The evaporation over the CS itself changes less strongly than one would expect from the change of numbers of grid points. A main reason is an increase of the SST over the CS with a decreasing CS size together with a larger annual cycle of the CS SST also in the southern (deep) basin of the CS with decreasing CS sizes.

Feedbacks between evaporation and precipitation suggest a large recycling of water in the catchment area of the CS. A change of evaporation over the CS itself leads to only 70% of change of the water budget of the whole CS catchment area.

The experiments showed also a clear impact of the CS on the large-scale atmospheric circulation over the northern Pacific. The larger the CS, the wider is the Aleutian trough at 500 hPa. The patterns in Fig. 11 remind of the Pacific–North American teleconnection (PNA) patterns. The PNA is connected with a wave train from the Indian Ocean via the northern Pacific and North America to the Atlantic, with largest amplitudes over the Pacific and North America. A small tickling of this wave train near its source may have a larger impact further downstream, which seems to be the case here.

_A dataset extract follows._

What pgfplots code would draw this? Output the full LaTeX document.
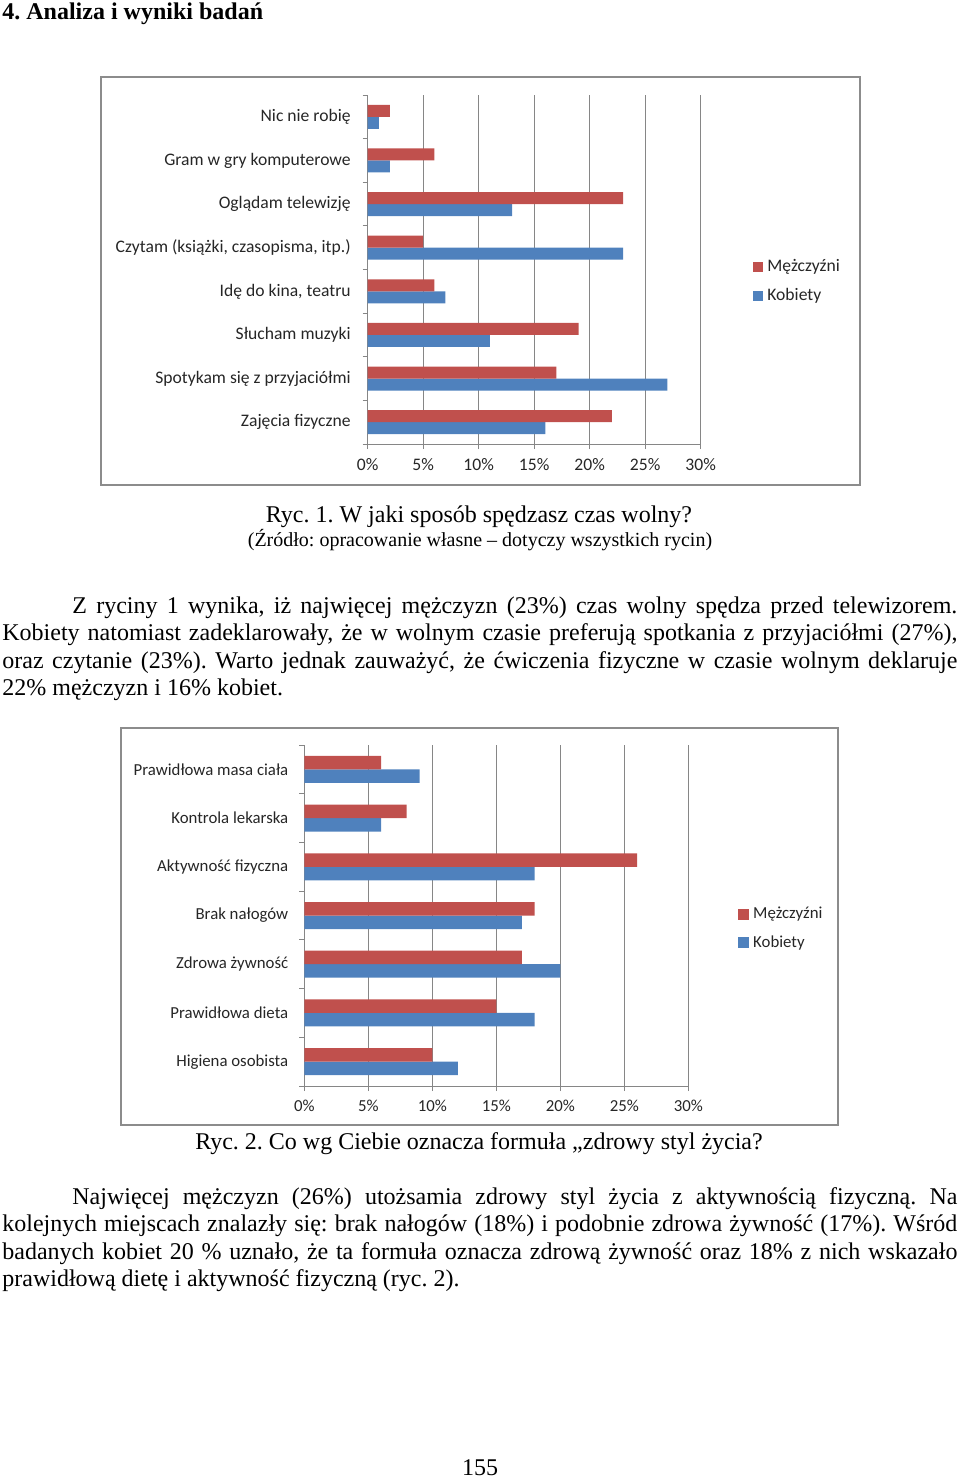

Despite the good validation of our model for the impact of the CS size on the general circulation, the question remains if the results shown are only valid for the model applied here or if they are also true more generally. This can be done by repeating at least some of the simulations with a different model. More studies is needed. We have chosen to use a resolution of T63, which is the lowest resolution which represents the shape and size of the CS and with which the experiments could be carried out with the resources available to us.